CLEVELAND, OH – Over the course of the past three days, I have talked with eight or nine delegates from various states who were involved in the process of attempting to get a roll call vote from the floor on the rules package submitted by the RNC’s rules committee. To be clear: this vote would not have unbound the delegates or even actually enacted any different rules than those that were proposed by the Rules Committee at all. It was just intended to be a mechanism for delegates to voice their discontent with the way the new rules – which centralized power in the hands of the RNC and removed it from the delegates – went down.

We have carried interviews with some of these delegates over the last couple days here at RedState. I also spoke with several others who did not want to go on the record but who nonetheless were willing to share their observations about what happened.

Many of the delegates I talked to expressed disappointment in the whip operation of the conservatives who were seeking a roll call vote. They expressed frustration that after the Lee/Cuccinelli faction made their pitch over the weekend, the state delegations were mostly left to themselves.

Meanwhile, for whatever lack of organization the Trump campaign had in terms of their delegate game, they came prepared to this convention – either on their own initiative or (more likely) with the help of the RNC. The delegates talked about how the RNC/Trump faction has an active whip game here on the floor, and that they skillfully selected whips who would be known to the delegates as familiar and trusted faces. If you look at the floor here in Cleveland, you can see them wearing neon green hats everywhere. They are omnipresent and very involved.

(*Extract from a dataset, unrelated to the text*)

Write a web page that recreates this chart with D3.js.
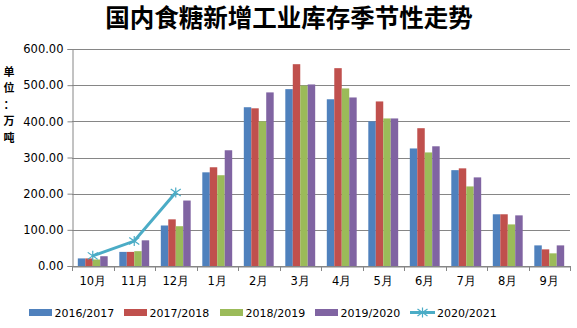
<!DOCTYPE html>
<html><head><meta charset="utf-8">
<script src="https://cdn.jsdelivr.net/npm/d3@7"></script>
<style>body{margin:0;background:#fff}svg{display:block}</style>
</head><body>
<script>
const categories = ["10月","11月","12月","1月","2月","3月","4月","5月","6月","7月","8月","9月"];
const barSeriesNames = ["2016/2017","2017/2018","2018/2019","2019/2020"];
const s2016 = [21,39,112,259,439,489,461,400,325,265,143,57];
const s2017 = [21,39,129,273,436,558,547,455,381,270,143,46];
const s2018 = [18,41,110,251,400,499,491,408,314,220,115,35];
const s2019 = [27,71,181,320,480,502,466,408,331,245,140,57];
const lineName = "2020/2021";
const s2020 = [28,69,203];
const yTicks = [0,100,200,300,400,500,600];
const colors = ["#4F81BD","#C0504D","#9BBB59","#8064A2"];
const lineColor = "#4BACC6";

const W=577,H=328;
const svg=d3.select("body").append("svg").attr("width",W).attr("height",H);
const m={l:72,r:7,t:49,b:62};
const x=d3.scaleBand().domain(categories).range([m.l,W-m.r]).paddingInner(0.28).paddingOuter(0.14);
const xb=d3.scaleBand().domain(categories).range([m.l,W-m.r]);
const y=d3.scaleLinear().domain([0,600]).range([H-m.b,m.t]);
const x1=d3.scaleBand().domain(barSeriesNames).range([0,x.bandwidth()]);

svg.append("text").attr("x",289).attr("y",27).attr("text-anchor","middle")
 .attr("font-family","Noto Sans CJK SC").attr("font-weight","bold").attr("font-size",24.5).text("国内食糖新增工业库存季节性走势");

// grid
svg.append("g").selectAll("line").data(yTicks).join("line")
 .attr("x1",m.l).attr("x2",W-m.r).attr("y1",d=>Math.round(y(d))+0.5).attr("y2",d=>Math.round(y(d))+0.5)
 .attr("stroke","#868686").attr("stroke-width",1);
// y axis
const ya=svg.append("g").attr("transform",`translate(${m.l+0.5},0)`)
 .call(d3.axisLeft(y).tickValues(yTicks).tickFormat(d3.format(".2f")).tickSize(5));
ya.selectAll("path,line").attr("stroke","#868686");
ya.selectAll("text").attr("font-family","Verdana, DejaVu Sans").attr("font-size",11.5).attr("fill","#000").attr("x",-9);
// y label (one character per line)
const yl=["单","位","：","万","吨"];
svg.append("g").attr("text-anchor","middle")
 .attr("font-family","Noto Sans CJK SC").attr("font-weight","bold").attr("font-size",11)
 .selectAll("text").data(yl).join("text")
 .attr("x",9).attr("y",(d,i)=>76+i*16.4).text(d=>d);

// bars
const all=[s2016,s2017,s2018,s2019];
all.forEach((arr,si)=>{
 svg.append("g").selectAll("rect").data(arr).join("rect")
  .attr("x",(d,i)=>x(categories[i])+x1(barSeriesNames[si]))
  .attr("width",x1.bandwidth())
  .attr("y",d=>y(d)).attr("height",d=>y(0)-y(d)).attr("fill",colors[si]);
});
// x axis
const xa=svg.append("g").attr("transform",`translate(0,${Math.round(y(0))+0.5})`)
 .call(d3.axisBottom(xb).tickSize(0).tickPadding(10));
xa.select("path").attr("stroke","#868686");
xa.selectAll("text").attr("font-family","Verdana, DejaVu Sans").attr("font-size",11.5).attr("fill","#000");
svg.append("g").selectAll("line").data(d3.range(categories.length+1)).join("line")
 .attr("x1",i=>Math.round(m.l+i*xb.step())+0.5).attr("x2",i=>Math.round(m.l+i*xb.step())+0.5)
 .attr("y1",y(0)).attr("y2",y(0)+5).attr("stroke","#868686");

// line
const lx=(d,i)=>xb(categories[i])+xb.bandwidth()/2;
svg.append("path").datum(s2020).attr("fill","none").attr("stroke",lineColor).attr("stroke-width",3)
 .attr("d",d3.line().x(lx).y(d=>y(d)));
function star(g,cx,cy,r){
 const a=[[0,-r,0,r],[-r,-r*0.7,r,r*0.7],[-r,r*0.7,r,-r*0.7]];
 a.forEach(s=>g.append("line").attr("x1",cx+s[0]).attr("y1",cy+s[1]).attr("x2",cx+s[2]).attr("y2",cy+s[3]).attr("stroke",lineColor).attr("stroke-width",1.2));
}
const mg=svg.append("g");
s2020.forEach((d,i)=>star(mg,lx(d,i),y(d),5));

// legend
const lg=svg.append("g").attr("font-family","Verdana, DejaVu Sans").attr("font-size",11);
const lpos=[29,124,220,315];
barSeriesNames.forEach((n,i)=>{
 lg.append("rect").attr("x",lpos[i]).attr("y",309).attr("width",23).attr("height",7).attr("fill",colors[i]);
 lg.append("text").attr("x",lpos[i]+25.5).attr("y",317).text(n);
});
lg.append("line").attr("x1",410).attr("x2",435).attr("y1",312.5).attr("y2",312.5).attr("stroke",lineColor).attr("stroke-width",3);
star(lg,422.5,312.5,5);
lg.append("text").attr("x",437).attr("y",317).text(lineName);
</script>
</body></html>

When the indications first started that a rules vote was potentially in the offing, the whip team sprang into motion. They knew exactly every person who had signed a petition to force a roll call vote. They approached all of these people personally and asked, “Okay, what is the problem? What don’t you approve of in terms of the rules? How can we help answer your objection?” If this didn’t work, cajoling and threats to state funding were employed. If the initial whip was not able to persuade the renegade delegate, then a higher level whip would be employed with increasing levels of pressure. The whips knew they did not have to flip many people and they were ruthlessly effective in their objective.

Meanwhile, the Lee/Cuccinelli contingent, who staked everything on forcing this vote, was disappointingly disorganized throughout the day on Monday. I talked with delegates who were pressured by the RNC/Trump whip team on Monday, and they stated that while they were relentless pressured throughout the day by the RNC/Trump forces, they heard from no one in the Lee/Cuccinelli camp who might have reinforced the importance of the vote or explained why it was so vitally important for them to leave their signatures affixed to the petitions. At the end of the day, many of the rules objectors felt that they were left twisting in the wind and that this allowed some of the weaker delegates to be picked off and the effort failed.

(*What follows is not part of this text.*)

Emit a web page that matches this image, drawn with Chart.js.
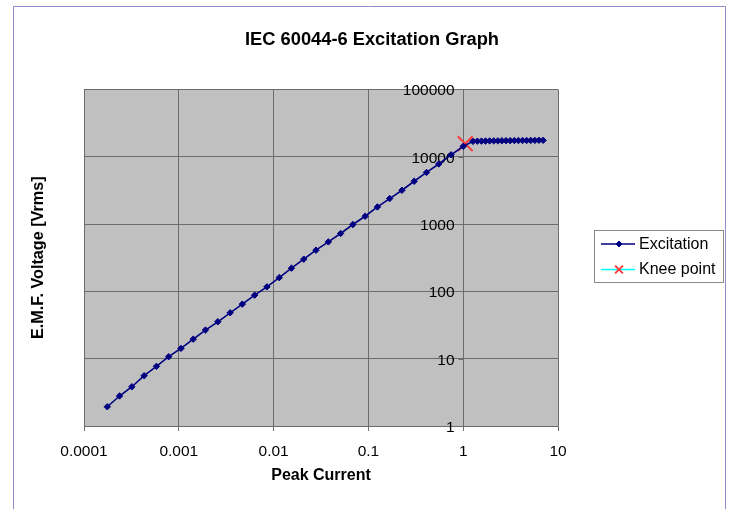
<!DOCTYPE html>
<html><head><meta charset="utf-8">
<script src="https://cdn.jsdelivr.net/npm/chart.js@4.4.1/dist/chart.umd.min.js"></script>
<style>html,body{margin:0;padding:0;background:#fff;overflow:hidden;}</style>
</head><body><canvas id="c" width="732" height="509"></canvas>
<script>
// ---- data ----
const currents = [0.000176, 0.000237, 0.00032, 0.000431, 0.000581, 0.000782, 0.001054, 0.00142, 0.00191, 0.00258,
  0.00348, 0.00468, 0.00631, 0.0085, 0.01146, 0.01543, 0.0208, 0.028, 0.0378, 0.0509,
  0.0686, 0.0924, 0.1245, 0.1677, 0.226, 0.304, 0.41, 0.553, 0.745, 1.003,
  1.27, 1.41, 1.56, 1.72, 1.90, 2.10, 2.32, 2.56, 2.83, 3.13, 3.46, 3.82, 4.23, 4.67, 5.16, 5.70, 6.30, 6.97];
const voltages = [1.93, 2.79, 3.83, 5.58, 7.69, 10.7, 14.2, 19.5, 26.6, 35.3,
  48.0, 64.6, 87.8, 116.7, 159.7, 220.9, 300.4, 408.7, 542.5, 723,
  983, 1305, 1794, 2389, 3173, 4315, 5830, 7793, 10670, 14270,
  16900, 17000, 17050, 17100, 17150, 17200, 17200, 17250, 17300, 17300, 17350, 17350, 17400, 17400, 17450, 17450, 17500, 17500];
const kneeCurrent = [1.05];
const kneeVoltage = [15600];
const xTicks = [0.0001, 0.001, 0.01, 0.1, 1, 10];
const xTickLabels = ['0.0001', '0.001', '0.01', '0.1', '1', '10'];
const yTicks = [1, 10, 100, 1000, 10000, 100000];
const yTickLabels = ['1', '10', '100', '1000', '10000', '100000'];
const yAxisCrossesAt = 1;
const seriesNames = ['Excitation', 'Knee point'];
const titleText = 'IEC 60044-6 Excitation Graph';
const xTitle = 'Peak Current';
const yTitle = 'E.M.F. Voltage [Vrms]';

// ---- styles ----
const FONT = '"Liberation Sans", Arial, Helvetica, sans-serif';
const GRID = '#6c6c6c';
const NAVY = '#000080';
const KNEE_RED = '#ff3b3b';
const KNEE_LINE = '#00ffff';

const toXY = (xs, ys) => xs.map((x, i) => ({ x: x, y: ys[i] }));

const plotBg = {
  id: 'plotBg',
  beforeDraw(chart) {
    const { ctx, chartArea: a } = chart;
    ctx.save();
    ctx.fillStyle = '#c0c0c0';
    ctx.fillRect(a.left, a.top, a.right - a.left, a.bottom - a.top);
    ctx.strokeStyle = '#8c8cc8';
    ctx.lineWidth = 1;
    ctx.beginPath();
    ctx.moveTo(13.5, 520); ctx.lineTo(13.5, 6.5); ctx.lineTo(725.5, 6.5); ctx.lineTo(725.5, 520);
    ctx.stroke();
    ctx.restore();
  }
};

// y-axis crosses the x-axis at x = yAxisCrossesAt; labels sit left of it
const yAxisLabels = {
  id: 'yAxisLabels',
  beforeDatasetsDraw(chart) {
    const { ctx } = chart;
    const xs = chart.scales.x, ys = chart.scales.y;
    const ax = Math.round(xs.getPixelForValue(yAxisCrossesAt)) + 0.5;
    ctx.save();
    ctx.strokeStyle = GRID;
    ctx.lineWidth = 1;
    ctx.fillStyle = '#000';
    ctx.font = '15.5px ' + FONT;
    ctx.textAlign = 'right';
    ctx.textBaseline = 'middle';
    yTicks.forEach((v, i) => {
      const py = Math.round(ys.getPixelForValue(v)) + 0.5;
      ctx.beginPath(); ctx.moveTo(ax - 5, py); ctx.lineTo(ax, py); ctx.stroke();
      ctx.fillText(yTickLabels[i], ax - 9, py + 1);
    });
    ctx.restore();
  }
};

const boxLegend = {
  id: 'boxLegend',
  afterDraw(chart) {
    const { ctx, chartArea: a } = chart;
    const left = a.right + 36, w = 129, h = 52;
    const top = Math.round((a.top + a.bottom) / 2 - h / 2) - 2;
    ctx.save();
    ctx.fillStyle = '#ffffff';
    ctx.fillRect(left, top, w, h);
    ctx.strokeStyle = '#8a8a8a';
    ctx.lineWidth = 1;
    ctx.strokeRect(left + 0.5, top + 0.5, w, h);
    chart.data.datasets.forEach((ds, i) => {
      const y = top + 14 + i * 25.5;
      ctx.strokeStyle = ds.lineColor;
      ctx.lineWidth = 1.5;
      ctx.beginPath(); ctx.moveTo(left + 7, y); ctx.lineTo(left + 41, y); ctx.stroke();
      ctx.fillStyle = ds.pointBackgroundColor;
      ctx.strokeStyle = ds.pointBorderColor;
      ctx.lineWidth = ds.pointBorderWidth;
      Chart.helpers.drawPoint(ctx, { pointStyle: ds.pointStyle, radius: i === 0 ? 3 : 5.5, borderWidth: ds.pointBorderWidth, rotation: 0 }, left + 25, y);
      ctx.fillStyle = '#000';
      ctx.font = '16px ' + FONT;
      ctx.textBaseline = 'middle';
      ctx.textAlign = 'left';
      ctx.fillText(ds.label, left + 45, y + 0.5);
    });
    ctx.restore();
  }
};

new Chart(document.getElementById('c'), {
  type: 'scatter',
  data: {
    datasets: [
      {
        label: seriesNames[0],
        data: toXY(currents, voltages),
        showLine: true,
        borderColor: NAVY,
        lineColor: NAVY,
        borderWidth: 1.6,
        pointStyle: 'rectRot',
        pointRadius: 3.2,
        pointBackgroundColor: NAVY,
        pointBorderColor: NAVY,
        pointBorderWidth: 1,
        xAxisID: 'x', yAxisID: 'y'
      },
      {
        label: seriesNames[1],
        data: toXY(kneeCurrent, kneeVoltage),
        showLine: false,
        borderColor: KNEE_LINE,
        lineColor: KNEE_LINE,
        pointStyle: 'crossRot',
        pointRadius: 10.5,
        pointBackgroundColor: KNEE_RED,
        pointBorderColor: KNEE_RED,
        pointBorderWidth: 2,
        xAxisID: 'x', yAxisID: 'y'
      }
    ]
  },
  options: {
    responsive: false,
    animation: false,
    layout: { padding: { left: 12, top: 0, right: 0, bottom: 0 } },
    plugins: {
      legend: { display: false },
      tooltip: { enabled: false },
      title: {
        display: true,
        text: titleText,
        color: '#000',
        font: { family: FONT, size: 18.3, weight: 'bold' },
        padding: { top: 28.7, bottom: 38.7 }
      }
    },
    scales: {
      x: {
        type: 'logarithmic',
        position: 'bottom',
        min: xTicks[0], max: xTicks[xTicks.length - 1],
        afterBuildTicks: s => { s.ticks = xTicks.map(v => ({ value: v })); },
        afterFit: s => { s.height = 83; },
        ticks: {
          color: '#000', font: { family: FONT, size: 15.5 }, padding: 11, maxRotation: 0, autoSkip: false,
          callback: v => { const i = xTicks.indexOf(v); return i >= 0 ? xTickLabels[i] : ''; }
        },
        grid: { color: GRID, lineWidth: 1, tickLength: 5, tickColor: GRID },
        border: { display: true, color: GRID, width: 1 },
        title: { display: true, text: xTitle, color: '#000', font: { family: FONT, size: 16, weight: 'bold' }, padding: { top: 0, bottom: 23.4 } }
      },
      y: {
        type: 'logarithmic',
        position: { x: yAxisCrossesAt },
        min: yTicks[0], max: yTicks[yTicks.length - 1],
        afterBuildTicks: s => { s.ticks = yTicks.map(v => ({ value: v })); },
        ticks: { display: false, autoSkip: false },
        grid: { color: GRID, lineWidth: 1, drawTicks: false },
        border: { display: true, color: GRID, width: 1 }
      },
      yTitleAxis: {
        type: 'linear', position: 'left', axis: 'y', min: 0, max: 1,
        afterFit: s => { s.width = 72; },
        ticks: { display: false },
        grid: { display: false },
        border: { display: false },
        title: { display: true, text: yTitle, color: '#000', font: { family: FONT, size: 16.2, weight: 'bold' }, padding: { top: 16.7, bottom: 0 } }
      },
      legendSpace: {
        type: 'linear', position: 'right', axis: 'y', min: 0, max: 1,
        afterFit: s => { s.width = 174; },
        ticks: { display: false },
        grid: { display: false },
        border: { display: false }
      }
    }
  },
  plugins: [plotBg, yAxisLabels, boxLegend]
});
</script>
</body></html>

Probably much of this has to do with the difference in disposition between conservative disruptors and the central organizers who run the RNC. It’s not really in the nature of revolutionaries to be as organized as the forces they are trying to overthrow, and it never has been.

But this is what the Republican convention has really come to: the delegates and their will really means nothing and the RNC will stop  at nothing to ruthlessly suppress any dissent, especially dissent that occurs in public. It’s a process that began in 2012 when conservatives allowed it to happen to the Ron Paul delegates and it was solidified yesterday. The delegates are now just expensive window dressing, and “delegates” in mere name only. The party would do well to save itself a lot of money and just go with the popular vote total – except that this would make it more difficult to crown candidates like Trump who achieve a mere plurality in the future.